- _PROVIDED MATERIAL_:
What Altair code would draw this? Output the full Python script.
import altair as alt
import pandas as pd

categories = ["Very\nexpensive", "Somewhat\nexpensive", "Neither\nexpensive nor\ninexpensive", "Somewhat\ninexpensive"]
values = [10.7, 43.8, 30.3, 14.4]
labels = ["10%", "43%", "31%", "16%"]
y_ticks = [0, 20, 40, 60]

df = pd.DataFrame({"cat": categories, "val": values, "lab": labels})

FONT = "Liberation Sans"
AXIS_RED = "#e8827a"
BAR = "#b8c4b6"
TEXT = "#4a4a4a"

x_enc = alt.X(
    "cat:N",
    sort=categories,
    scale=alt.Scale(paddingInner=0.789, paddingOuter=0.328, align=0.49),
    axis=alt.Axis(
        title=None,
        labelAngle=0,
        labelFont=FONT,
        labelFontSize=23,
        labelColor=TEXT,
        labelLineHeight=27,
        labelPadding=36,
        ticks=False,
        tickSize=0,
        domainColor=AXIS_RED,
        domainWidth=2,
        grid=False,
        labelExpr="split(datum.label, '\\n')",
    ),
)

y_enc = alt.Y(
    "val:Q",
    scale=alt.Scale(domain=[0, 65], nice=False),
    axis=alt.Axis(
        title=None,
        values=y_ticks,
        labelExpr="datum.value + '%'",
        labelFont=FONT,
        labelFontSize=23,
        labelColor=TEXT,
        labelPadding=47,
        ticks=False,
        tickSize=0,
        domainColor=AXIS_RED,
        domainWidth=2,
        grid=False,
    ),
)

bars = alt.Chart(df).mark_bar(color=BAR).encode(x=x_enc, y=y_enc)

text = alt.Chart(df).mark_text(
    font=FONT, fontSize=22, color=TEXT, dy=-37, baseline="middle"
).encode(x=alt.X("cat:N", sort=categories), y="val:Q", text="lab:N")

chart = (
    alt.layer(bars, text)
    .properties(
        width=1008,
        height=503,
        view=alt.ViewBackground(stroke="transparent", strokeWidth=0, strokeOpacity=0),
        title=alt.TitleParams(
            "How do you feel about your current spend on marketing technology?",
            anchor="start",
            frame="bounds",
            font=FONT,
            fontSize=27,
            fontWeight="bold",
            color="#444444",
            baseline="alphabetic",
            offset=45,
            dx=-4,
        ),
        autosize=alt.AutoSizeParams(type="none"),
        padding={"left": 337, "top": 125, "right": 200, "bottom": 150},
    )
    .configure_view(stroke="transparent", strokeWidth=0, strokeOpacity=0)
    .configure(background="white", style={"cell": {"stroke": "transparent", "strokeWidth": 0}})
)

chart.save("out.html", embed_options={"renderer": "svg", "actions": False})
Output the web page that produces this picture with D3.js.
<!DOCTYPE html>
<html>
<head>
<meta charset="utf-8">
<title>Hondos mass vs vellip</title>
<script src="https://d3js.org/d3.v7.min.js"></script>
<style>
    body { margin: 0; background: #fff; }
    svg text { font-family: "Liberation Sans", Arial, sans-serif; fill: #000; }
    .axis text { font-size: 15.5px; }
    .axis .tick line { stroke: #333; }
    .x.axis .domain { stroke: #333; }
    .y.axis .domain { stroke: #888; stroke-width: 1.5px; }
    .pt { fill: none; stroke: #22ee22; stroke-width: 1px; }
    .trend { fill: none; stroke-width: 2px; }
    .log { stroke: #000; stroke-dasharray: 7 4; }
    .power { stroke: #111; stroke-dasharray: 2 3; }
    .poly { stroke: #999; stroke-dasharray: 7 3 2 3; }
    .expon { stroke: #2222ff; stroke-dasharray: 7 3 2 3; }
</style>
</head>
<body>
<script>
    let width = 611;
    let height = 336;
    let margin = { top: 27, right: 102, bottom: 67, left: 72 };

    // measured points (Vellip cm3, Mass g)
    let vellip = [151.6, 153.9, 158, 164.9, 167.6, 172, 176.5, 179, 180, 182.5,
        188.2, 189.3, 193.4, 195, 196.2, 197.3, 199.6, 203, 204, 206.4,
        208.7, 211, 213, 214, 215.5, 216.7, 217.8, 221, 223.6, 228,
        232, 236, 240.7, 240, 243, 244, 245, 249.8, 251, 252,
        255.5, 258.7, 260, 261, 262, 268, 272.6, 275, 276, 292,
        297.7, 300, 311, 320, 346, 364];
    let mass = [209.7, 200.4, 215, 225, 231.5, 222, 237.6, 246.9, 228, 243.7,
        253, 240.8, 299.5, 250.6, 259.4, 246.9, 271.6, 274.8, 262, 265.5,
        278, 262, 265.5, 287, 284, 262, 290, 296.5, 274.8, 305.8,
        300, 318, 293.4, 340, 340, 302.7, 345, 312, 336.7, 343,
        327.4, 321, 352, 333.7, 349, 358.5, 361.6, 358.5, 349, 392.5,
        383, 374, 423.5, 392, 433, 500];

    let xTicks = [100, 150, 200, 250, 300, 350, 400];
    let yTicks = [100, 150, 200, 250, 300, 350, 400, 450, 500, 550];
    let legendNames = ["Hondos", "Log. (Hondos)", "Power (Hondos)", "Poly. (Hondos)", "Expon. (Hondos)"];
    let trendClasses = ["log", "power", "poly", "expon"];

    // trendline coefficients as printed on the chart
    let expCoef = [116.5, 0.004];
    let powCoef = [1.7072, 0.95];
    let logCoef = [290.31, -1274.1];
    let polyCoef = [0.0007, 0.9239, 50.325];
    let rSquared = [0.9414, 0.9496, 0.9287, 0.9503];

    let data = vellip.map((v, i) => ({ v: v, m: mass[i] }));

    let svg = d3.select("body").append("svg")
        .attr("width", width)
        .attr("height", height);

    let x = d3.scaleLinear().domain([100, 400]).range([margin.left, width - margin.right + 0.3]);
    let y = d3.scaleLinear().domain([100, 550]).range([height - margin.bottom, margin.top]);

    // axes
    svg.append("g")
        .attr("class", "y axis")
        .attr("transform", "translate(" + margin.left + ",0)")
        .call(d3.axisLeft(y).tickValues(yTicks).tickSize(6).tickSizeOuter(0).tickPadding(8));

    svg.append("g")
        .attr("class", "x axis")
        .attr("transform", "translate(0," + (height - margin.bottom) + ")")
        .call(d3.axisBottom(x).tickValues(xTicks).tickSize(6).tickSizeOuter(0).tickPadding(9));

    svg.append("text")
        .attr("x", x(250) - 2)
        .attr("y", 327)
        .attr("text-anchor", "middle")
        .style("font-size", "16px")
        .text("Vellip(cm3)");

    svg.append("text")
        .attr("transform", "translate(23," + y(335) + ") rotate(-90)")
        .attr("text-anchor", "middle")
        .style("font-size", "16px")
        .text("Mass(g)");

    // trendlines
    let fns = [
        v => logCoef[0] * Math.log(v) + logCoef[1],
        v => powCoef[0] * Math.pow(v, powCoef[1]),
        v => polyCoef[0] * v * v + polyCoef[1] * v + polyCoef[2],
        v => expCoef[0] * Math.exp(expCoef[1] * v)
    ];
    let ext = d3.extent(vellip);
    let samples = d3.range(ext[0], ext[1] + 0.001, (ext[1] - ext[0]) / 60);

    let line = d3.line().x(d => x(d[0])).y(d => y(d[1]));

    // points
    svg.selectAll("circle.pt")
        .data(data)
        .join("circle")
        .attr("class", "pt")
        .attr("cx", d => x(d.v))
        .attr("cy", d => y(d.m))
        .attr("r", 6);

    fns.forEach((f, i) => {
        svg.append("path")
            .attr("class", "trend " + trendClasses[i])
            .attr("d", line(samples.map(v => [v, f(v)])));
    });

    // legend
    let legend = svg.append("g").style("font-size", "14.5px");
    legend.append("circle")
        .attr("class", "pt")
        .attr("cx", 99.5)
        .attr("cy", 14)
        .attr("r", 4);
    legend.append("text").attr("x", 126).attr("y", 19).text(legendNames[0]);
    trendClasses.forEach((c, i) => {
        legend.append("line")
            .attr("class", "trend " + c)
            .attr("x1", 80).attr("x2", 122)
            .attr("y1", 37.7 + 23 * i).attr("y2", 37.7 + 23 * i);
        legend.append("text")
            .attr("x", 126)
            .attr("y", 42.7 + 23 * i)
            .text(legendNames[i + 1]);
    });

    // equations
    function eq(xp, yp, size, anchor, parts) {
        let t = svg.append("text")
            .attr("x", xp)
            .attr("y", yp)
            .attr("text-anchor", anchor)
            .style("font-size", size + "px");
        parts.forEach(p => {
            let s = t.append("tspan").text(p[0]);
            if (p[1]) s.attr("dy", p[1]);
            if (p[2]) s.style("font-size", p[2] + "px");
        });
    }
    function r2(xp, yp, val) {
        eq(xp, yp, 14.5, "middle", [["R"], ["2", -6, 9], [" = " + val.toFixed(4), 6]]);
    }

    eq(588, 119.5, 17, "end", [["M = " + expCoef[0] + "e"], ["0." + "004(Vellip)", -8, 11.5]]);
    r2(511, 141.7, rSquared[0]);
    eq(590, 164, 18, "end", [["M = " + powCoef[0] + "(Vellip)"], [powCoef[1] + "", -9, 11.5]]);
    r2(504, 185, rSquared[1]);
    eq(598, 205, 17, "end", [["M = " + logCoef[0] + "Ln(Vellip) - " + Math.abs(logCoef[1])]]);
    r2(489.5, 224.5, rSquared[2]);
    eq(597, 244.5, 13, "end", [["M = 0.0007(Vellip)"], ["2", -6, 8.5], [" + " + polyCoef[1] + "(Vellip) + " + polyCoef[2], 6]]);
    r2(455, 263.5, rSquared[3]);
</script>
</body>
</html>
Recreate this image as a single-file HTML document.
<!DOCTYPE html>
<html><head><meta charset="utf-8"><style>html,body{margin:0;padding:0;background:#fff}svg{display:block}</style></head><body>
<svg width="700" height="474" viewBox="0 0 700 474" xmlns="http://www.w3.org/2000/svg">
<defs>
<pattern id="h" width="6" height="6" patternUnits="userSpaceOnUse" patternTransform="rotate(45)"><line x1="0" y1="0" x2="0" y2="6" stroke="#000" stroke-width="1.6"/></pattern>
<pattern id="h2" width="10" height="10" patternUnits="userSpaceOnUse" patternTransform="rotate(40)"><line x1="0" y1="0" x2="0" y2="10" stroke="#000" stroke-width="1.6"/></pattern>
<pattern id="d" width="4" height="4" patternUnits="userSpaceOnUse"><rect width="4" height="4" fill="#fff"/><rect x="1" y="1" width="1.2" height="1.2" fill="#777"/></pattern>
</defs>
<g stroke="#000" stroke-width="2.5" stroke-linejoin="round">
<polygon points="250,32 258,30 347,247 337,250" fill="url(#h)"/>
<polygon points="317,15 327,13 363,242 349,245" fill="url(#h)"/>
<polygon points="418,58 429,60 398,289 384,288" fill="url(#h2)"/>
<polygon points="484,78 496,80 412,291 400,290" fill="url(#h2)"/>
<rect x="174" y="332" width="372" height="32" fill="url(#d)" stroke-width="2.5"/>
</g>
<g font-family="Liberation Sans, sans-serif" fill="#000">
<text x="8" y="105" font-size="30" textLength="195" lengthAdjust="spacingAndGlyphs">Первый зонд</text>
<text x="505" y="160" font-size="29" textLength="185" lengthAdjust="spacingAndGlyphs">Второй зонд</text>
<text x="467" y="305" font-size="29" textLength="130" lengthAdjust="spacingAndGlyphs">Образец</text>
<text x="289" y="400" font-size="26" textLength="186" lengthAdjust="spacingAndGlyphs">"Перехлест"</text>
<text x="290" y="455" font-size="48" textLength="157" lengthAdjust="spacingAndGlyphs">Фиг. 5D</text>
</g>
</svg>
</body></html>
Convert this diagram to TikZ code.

- _INSTRUCTIONS TO FOLLOW_: Return from the data every line that holds "script".

- _RESULT FOR THIS EXERCISE_:
What Altair code would draw this? Output the full Python script.
<script src="https://d3js.org/d3.v7.min.js"></script>
<script>
</script>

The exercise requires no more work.